In: Economics
Suppose you are recommending monetary policy. The economy is experiencing a sharp and prolonged inflationary trend.
a. What change in open market operations would you recommend?
b. Explain how the change you advocate would affect the cash rate
c. Explain how the change you advocate would affect the cost and availability of credit
d. Use diagrams/graphs of the money market and also AD-AS to support your discussion
Answer A.
Since the economy is in an inflationary gap, the monetary policy that needs to be pursued is contractionary monetary policy. The open market operation during contractionary monetary policy would be to sell bonds in the open market.
Answer B.
When the federal reserve sells bonds in the open market, the banks and financial institutions buy the bonds and this absorbs liquidity from the banking system.
With a relatively tight liquidity scenario, banks have less excess reserves than before. The cash rate is the rate at which banks lend to each other on an overnight basis. Since liquidity becomes tight and banks have relatively less excess reserves, the cost of money trends higher and therefore the cash rate increases.
Answer C.
When inter bank lending rate increases, the banks have to pay other banks higher interest on any overnight loans. Therefore, the overall cost of funds for the banks increases. In other to maintain a healthy net interest income margin, the banks increase the interest rate that is charged to consumers and businesses.

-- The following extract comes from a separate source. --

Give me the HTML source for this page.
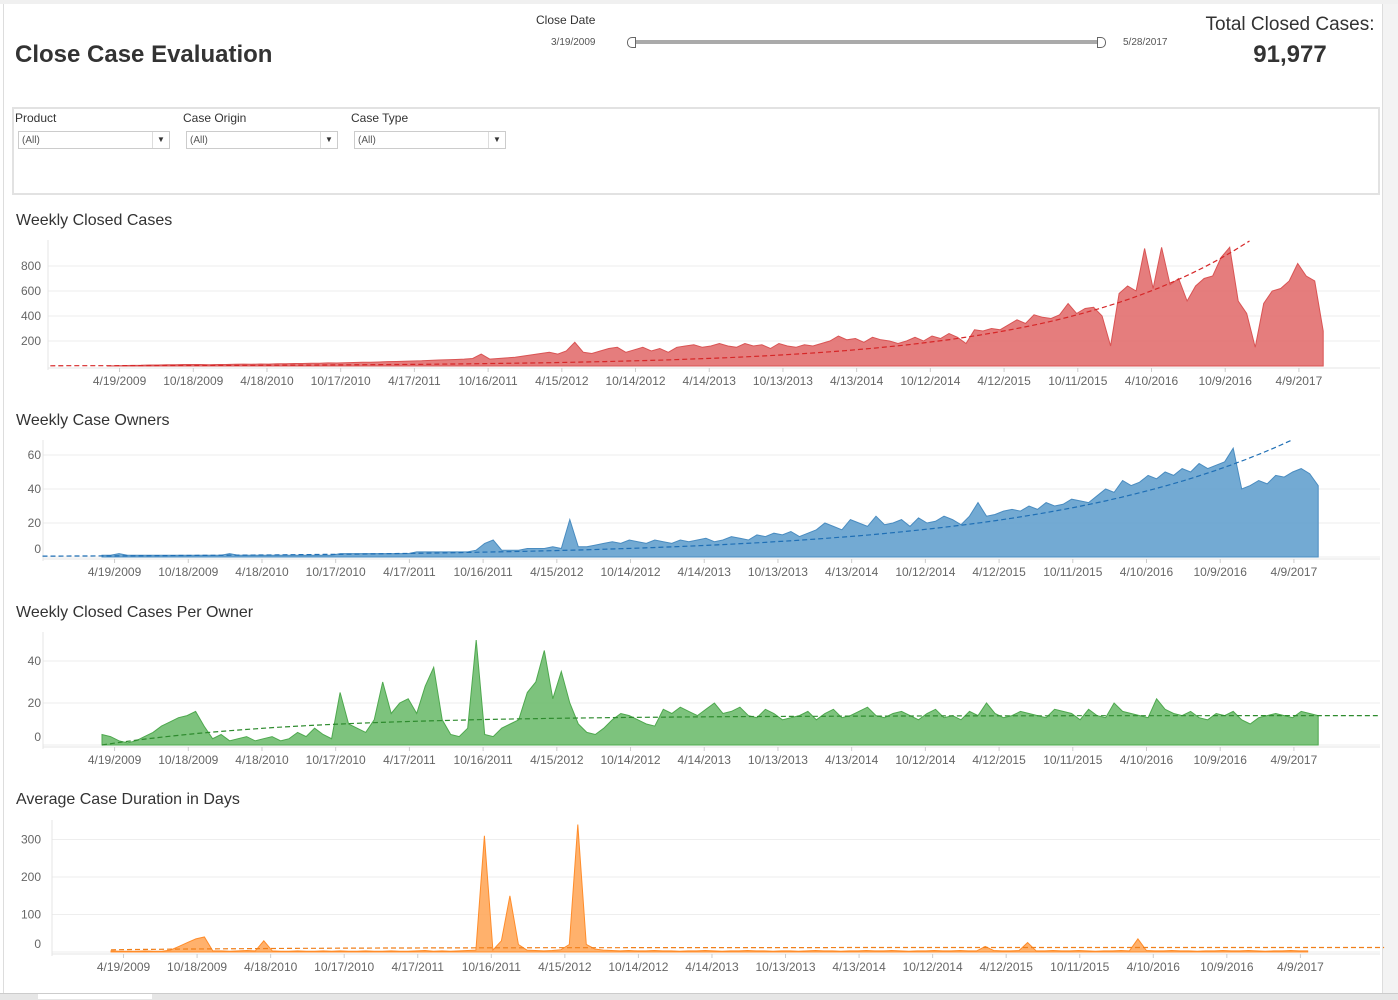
<!DOCTYPE html>
<html><head><meta charset="utf-8">
<style>
html,body{margin:0;padding:0;background:#fff;width:1398px;height:999px;overflow:hidden;font-family:"Liberation Sans",sans-serif;color:#333}
.abs{position:absolute}
.dd{position:absolute;top:131px;width:152px;height:18px;border:1px solid #ccc;font-size:10px;line-height:18px;color:#555;box-sizing:border-box;padding-left:3px}
.dd span{position:absolute;right:0;top:0;width:16px;height:16px;border-left:1px solid #ddd;font-size:8px;text-align:center;line-height:16px;color:#333}
</style></head><body>
<div class="abs" style="left:0;top:0;width:1398px;height:4px;background:#f0f0f0"></div>
<div class="abs" style="left:3px;top:4px;width:1px;height:990px;background:#ddd"></div>
<div class="abs" style="left:1382px;top:4px;width:16px;height:990px;background:#f3f3f3;border-left:1px solid #ddd"></div>
<div class="abs" style="left:0;top:993px;width:1398px;height:6px;background:#e6e6e6;border-top:1px solid #ccc"></div>
<div class="abs" style="left:38px;top:994px;width:114px;height:5px;background:#fff"></div>

<div class="abs" style="left:15px;top:41px;font-size:24px;font-weight:bold;color:#333">Close Case Evaluation</div>
<div class="abs" style="left:536px;top:13px;font-size:12px;color:#333">Close Date</div>
<div class="abs" style="left:551px;top:37px;font-size:10px;color:#555">3/19/2009</div>
<div class="abs" style="left:1123px;top:37px;font-size:10px;color:#555">5/28/2017</div>
<div class="abs" style="left:632px;top:40px;width:468px;height:4px;background:#aaa"></div>
<div class="abs" style="left:627px;top:37px;width:7px;height:9px;border:1px solid #666;border-radius:5px 0 0 5px;background:#fff"></div>
<div class="abs" style="left:1097px;top:37px;width:7px;height:9px;border:1px solid #666;border-radius:0 5px 5px 0;background:#fff"></div>
<div class="abs" style="left:1200px;top:14px;width:180px;text-align:center;font-size:19px;color:#333">Total Closed Cases:</div>
<div class="abs" style="left:1200px;top:41px;width:180px;text-align:center;font-size:24px;font-weight:bold;color:#333">91,977</div>

<div class="abs" style="left:12px;top:107px;width:1368px;height:88px;border:2px solid #e2e2e2;box-sizing:border-box"></div>
<div class="abs" style="left:15px;top:111px;font-size:12px">Product</div>
<div class="abs" style="left:183px;top:111px;font-size:12px">Case Origin</div>
<div class="abs" style="left:351px;top:111px;font-size:12px">Case Type</div>
<div class="dd" style="left:18px">(All)<span>▼</span></div>
<div class="dd" style="left:186px">(All)<span>▼</span></div>
<div class="dd" style="left:354px">(All)<span>▼</span></div>

<svg id="charts" class="abs" style="left:0;top:0" width="1398" height="999"></svg>
<script>
const tickLabels=["4/19/2009","10/18/2009","4/18/2010","10/17/2010","4/17/2011","10/16/2011","4/15/2012","10/14/2012","4/14/2013","10/13/2013","4/13/2014","10/12/2014","4/12/2015","10/11/2015","4/10/2016","10/9/2016","4/9/2017"];
const weekStep=3;
const closedCases=[0,2,3,5,6,8,8,10,10,12,12,12,10,12,12,14,15,14,16,15,18,18,20,20,22,22,25,24,26,28,30,30,32,35,36,38,40,42,45,48,50,52,55,60,95,55,60,65,70,80,90,100,110,95,120,190,110,100,120,140,150,110,130,150,120,140,110,150,160,170,150,160,180,160,150,180,160,170,140,180,160,150,170,160,180,200,240,210,220,190,230,210,200,180,200,230,200,240,220,260,230,180,290,280,300,290,330,370,340,410,390,380,410,500,420,460,470,400,160,580,640,600,940,620,950,650,700,520,640,700,720,870,950,520,420,150,500,600,620,680,820,720,680,280];
const caseOwners=[1,1,2,1,1,1,1,1,1,1,1,1,1,1,1,2,1,1,1,1,1,1,1,1,1,1,1,1,2,2,2,2,2,2,2,2,2,3,3,3,3,3,3,3,4,8,10,4,4,4,5,5,5,6,5,22,6,6,7,8,9,8,10,9,8,10,9,8,10,9,10,11,9,10,12,11,10,13,12,14,13,15,12,14,16,20,18,16,22,20,18,24,19,20,22,18,23,20,21,24,22,19,24,32,24,25,27,28,27,30,28,32,30,31,34,33,32,36,40,38,45,42,44,48,46,50,48,52,50,55,52,54,56,64,40,42,45,43,48,47,50,52,49,42];
const casesPerOwner=[5,4,2,1,2,4,6,9,11,13,14,16,9,3,5,2,3,4,2,3,4,2,3,6,4,8,5,3,25,10,8,6,12,30,15,20,22,15,28,37,12,5,4,8,50,5,4,8,10,12,25,30,45,22,35,20,10,6,5,8,12,15,14,12,10,9,17,15,18,16,14,17,20,15,16,18,14,13,17,15,12,13,14,16,12,15,17,13,14,16,18,14,13,15,16,14,12,15,17,13,14,12,16,14,20,15,13,14,16,15,14,13,17,16,15,12,17,14,13,20,16,15,14,13,22,17,15,14,16,13,12,15,14,16,12,10,13,14,15,14,13,16,15,14];
const avgDuration=[3,2,2,2,3,2,2,5,15,25,35,40,3,3,2,3,4,3,30,3,2,2,3,2,2,3,2,3,2,2,3,2,2,3,2,2,3,4,2,3,2,3,4,5,310,5,30,150,20,5,4,3,4,6,20,340,20,8,5,4,3,4,3,3,4,3,3,2,3,3,4,3,2,3,3,4,3,3,2,3,3,2,3,4,3,3,2,3,3,4,3,3,4,3,2,3,3,4,3,3,4,3,3,15,4,3,3,4,25,3,3,4,3,3,4,3,2,3,3,4,3,35,4,3,3,4,3,3,2,3,3,4,3,3,4,3,2,3,3,4,3,3];
// trend endpoints: [startValue, endValue, startWeek, endWeek]
const trend1=[2,1000,-20,403];
const trend2=[0.5,69,-21,420];
const trend3=[0,14,0,450];
const trend4=[6,12,0,450];

const NS="http://www.w3.org/2000/svg";
const svg=document.getElementById('charts');
function mk(tag,attrs){const e=document.createElementNS(NS,tag);for(const k in attrs)e.setAttribute(k,attrs[k]);svg.appendChild(e);return e;}

function chart(o){
  const xs=w=>o.x0+w*o.ppw;
  const ys=v=>o.base-v*o.ppu;
  const t=mk('text',{x:16,y:o.titleY,'font-size':16,fill:'#333'});
  t.textContent=o.title;
  
  
  o.yticks.forEach(v=>{
    const g=mk('line',{x1:o.axisX,x2:1380,y1:ys(v),y2:ys(v),stroke:'#eee','stroke-width':1});
    
    
    const l=mk('text',{x:41,y:Math.min(ys(v),o.base-8)+4,'font-size':12,fill:'#666','text-anchor':'end'});
    l.textContent=v;
    
    
  });
  const ax=mk('line',{x1:o.axisX,x2:o.axisX,y1:o.top,y2:o.base+4,stroke:'#e4e4e4'});
  
  
  const bx=mk('line',{x1:o.axisX,x2:1380,y1:o.base+2,y2:o.base+2,stroke:'#e4e4e4'});
  
  
  tickLabels.forEach((d,k)=>{
    const x=xs(4.43+26*k);
    const tk=mk('line',{x1:x,x2:x,y1:o.base+2,y2:o.base+6,stroke:'#ccc'});
    
    
    const l=mk('text',{x:x,y:o.base+19,'font-size':12,fill:'#666','text-anchor':'middle'});
    l.textContent=d;
    
    
  });
  let p='M'+xs(0)+','+o.base;
  o.data.forEach((v,i)=>{p+=' L'+xs(i*weekStep).toFixed(1)+','+ys(v).toFixed(1);});
  p+=' L'+xs((o.data.length-1)*weekStep).toFixed(1)+','+o.base+' Z';
  const a=mk('path',{d:p,fill:o.fill,stroke:o.line,'stroke-width':1,'fill-opacity':0.85});
  
  
  const [v0,v1,w0,w1]=o.trend;let tp='';
  for(let s=0;s<=80;s++){const w=w0+(w1-w0)*s/80;
    let v=o.trendType==='exp'?v0*Math.pow(v1/v0,s/80):(v0+(v1-v0)*(1-Math.exp(-s/12))/(1-Math.exp(-80/12)));
    tp+=(s?' L':'M')+xs(w).toFixed(1)+','+ys(v).toFixed(1);}
  const tl=mk('path',{d:tp,fill:'none',stroke:o.trendColor,'stroke-width':1.2,'stroke-dasharray':'5,3'});
  
  
}
chart({title:'Weekly Closed Cases',titleY:225,top:240,base:366,ppu:0.125,yticks:[200,400,600,800],x0:107,ppw:2.835,axisX:48,data:closedCases,fill:'#e06666',line:'#d95454',trend:trend1,trendType:'exp',trendColor:'#d62728',name:'closed-cases'});
chart({title:'Weekly Case Owners',titleY:425,top:440,base:557,ppu:1.7,yticks:[0,20,40,60],x0:102,ppw:2.835,axisX:43,data:caseOwners,fill:'#5b9bcb',line:'#4a8cc0',trend:trend2,trendType:'exp',trendColor:'#1f6fb5',name:'case-owners'});
chart({title:'Weekly Closed Cases Per Owner',titleY:617,top:632,base:745,ppu:2.1,yticks:[0,20,40],x0:102,ppw:2.835,axisX:43,data:casesPerOwner,fill:'#66b866',line:'#4ea84e',trend:trend3,trendType:'log',trendColor:'#2e8b2e',name:'cases-per-owner'});
chart({title:'Average Case Duration in Days',titleY:804,top:820,base:952,ppu:0.375,yticks:[0,100,200,300],x0:111,ppw:2.829,axisX:52,data:avgDuration,fill:'#ffa352',line:'#ff8c2a',trend:trend4,trendType:'log',trendColor:'#f07f1a',name:'avg-duration'});
</script>
</body></html>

Further, tight money supply in the banking system itself implies higher cost of available money as the supply of loanable funds declines with demand remaining the same.
Answer D.
The first chart shows the AS-AD model with the economy in an inflationary gap when the aggregate demand curve is represented by AD1. During an inflationary gap, the output is Y1, which is higher than the potential output and the price level is at P1. When contractionary monetary policy is pursued and interest rates trend higher, leveraged consumption and investment spending in the economy declines. This translates into relatively lower economic growth and the aggregate demand curve shifts to the left to AD. This shift takes the economy back to potential output and the output declines to Y with price levels declining to P.
The second chart gives the market for loanable funds with the initial supply and demand curve represented by S and D respectively. When the federal reserve sells bonds and liquidity in the banking system declines, the supply of loanable funds also declines. The supply curve shifts to the left from S to S1. This translates into interest rates increasing from i to i1 and the quantity of loanable funds demanded declining.